Opinion

Check change may cost state millions

An editorial from The Inter-Mountain of Elkins 

ELKINS, W.Va. — Make too many dumb mistakes as a corporate executive, and you will be filing for unemployment compensation. Make too many as a small business owner, and the cost comes out of your pocket.

Neither of those ramifications is true in government. Bureaucrats and their elected bosses get away with fumble after fumble while suffering few, if any, consequences.

After all, it’s only taxpayers’ money, right?

Last year, West Virginia legislators voted unanimously to change the way about 48,200 state employees are paid. Instead of receiving paychecks twice a month, they will get them every two weeks. No doubt someone told lawmakers the switch would be more efficient, saving taxpayers’ money.

They are learning nothing in government is that simple or easy.

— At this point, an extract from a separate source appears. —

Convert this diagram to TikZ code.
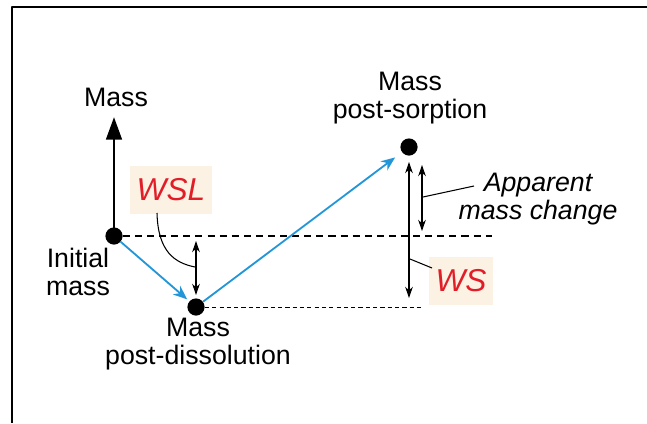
\documentclass[tikz,border=0pt]{standalone}
\usepackage{fontspec}
\setmainfont{Liberation Sans}
\usetikzlibrary{arrows.meta}
\definecolor{flowblue}{RGB}{35,150,215}
\definecolor{wsred}{RGB}{225,30,40}
\definecolor{tagbg}{RGB}{251,242,228}
\begin{document}
\begin{tikzpicture}[x=0.025cm, y=-0.025cm, font=\fontsize{19}{19.8}\selectfont, line join=round,
dot/.style={circle, fill=black, inner sep=0pt, minimum size=0.43cm},
lbl/.style={align=center, inner sep=1pt},
tag/.style={fill=tagbg, text=wsred, font=\fontsize{22.5}{24}\selectfont\itshape, minimum height=1.2cm, inner sep=1pt},
flow/.style={flowblue, line width=1.3pt, -{Stealth[length=10pt,width=8pt]}},
span/.style={line width=0.8pt, {Stealth[length=8pt,width=5.5pt]}-{Stealth[length=8pt,width=5.5pt]}},
lead/.style={line width=0.75pt}]
\useasboundingbox (0,0) rectangle (647,423);
\draw[line width=1.1pt] (647,7) -- (12,7) -- (12,423);
% the three masses
\node[dot] (init) at (114,236) {};
\node[dot] (dis) at (196,307) {};
\node[dot] (sorp) at (409,147) {};
\node[lbl] (axis) at (116,97) {Mass};
\node[lbl] (initlbl) at (78,272) {Initial\\mass};
\node[lbl] (dislbl) at (198,344) {Mass\\post-dissolution};
\node[lbl] (sorplbl) at (410,98) {Mass\\post-sorption};
\node[lbl, font=\fontsize{19}{19.8}\selectfont\itshape] (applbl) at (538,199) {Apparent\\mass change};
\node[tag, minimum width=2.05cm] (wsl) at (171,190) {WSL};
\node[tag, minimum width=1.58cm] (ws) at (461,281) {WS};
% levels
\coordinate (axtip) at (114,117);
\coordinate (lvl) at (492,236);
\coordinate (dlvl) at (423,307);
\draw[line width=2.1pt, -{Triangle[length=16pt,width=11pt]}] (init.center) -- (axtip);
\draw[line width=1.4pt, dash pattern=on 5pt off 3.6pt] (init.east) -- (lvl);
\draw[line width=0.7pt, dash pattern=on 3pt off 2.2pt] (dis.east) -- (dlvl);
\draw[flow, shorten >=2pt] (init) -- (dis);
\draw[flow, shorten >=6pt] (dis) -- (sorp);
% differences
\draw[span] (196,241) -- (196,295);
\draw[span] (409,162) -- (409,298);
\draw[span] (422,165) -- (422,231);
\draw[lead] (157,213) .. controls (158,252) and (175,263) .. (195,267);
\draw[lead] (410,259) -- (432,268);
\draw[lead] (423,197) -- (474,186);
\end{tikzpicture}
\end{document}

A legislative auditor this week warned lawmakers mistakes in how the switch was handled may cost the state tens of millions of dollars.

One difficulty is that the switch will create a $22.5 million liability in public employee pension systems.

Another is that salaried employees, slightly more than half the total, will receive pay raises averaging $231 a year. That will cost $47.1 million during the next decade.

Hourly employees will not find their paychecks fatter, however.

State Auditor Glen Gainer defended the change, insisting that “the standardization of business processes is going to save the state millions of dollars.”

So often in government, that seems to be the defense for shoddiness: Hey, we’re going to save some money, so what’s the fuss over wasting a lot of it in the process?

That is not good enough in the private sector. It is not good enough in West Virginia households – taxpayers’ families – where finding ways to save money while guarding against waste at the same time is a continuing imperative.

Why, then, do we still accept that massive, costly errors such as the payday switch are “good enough for government work?”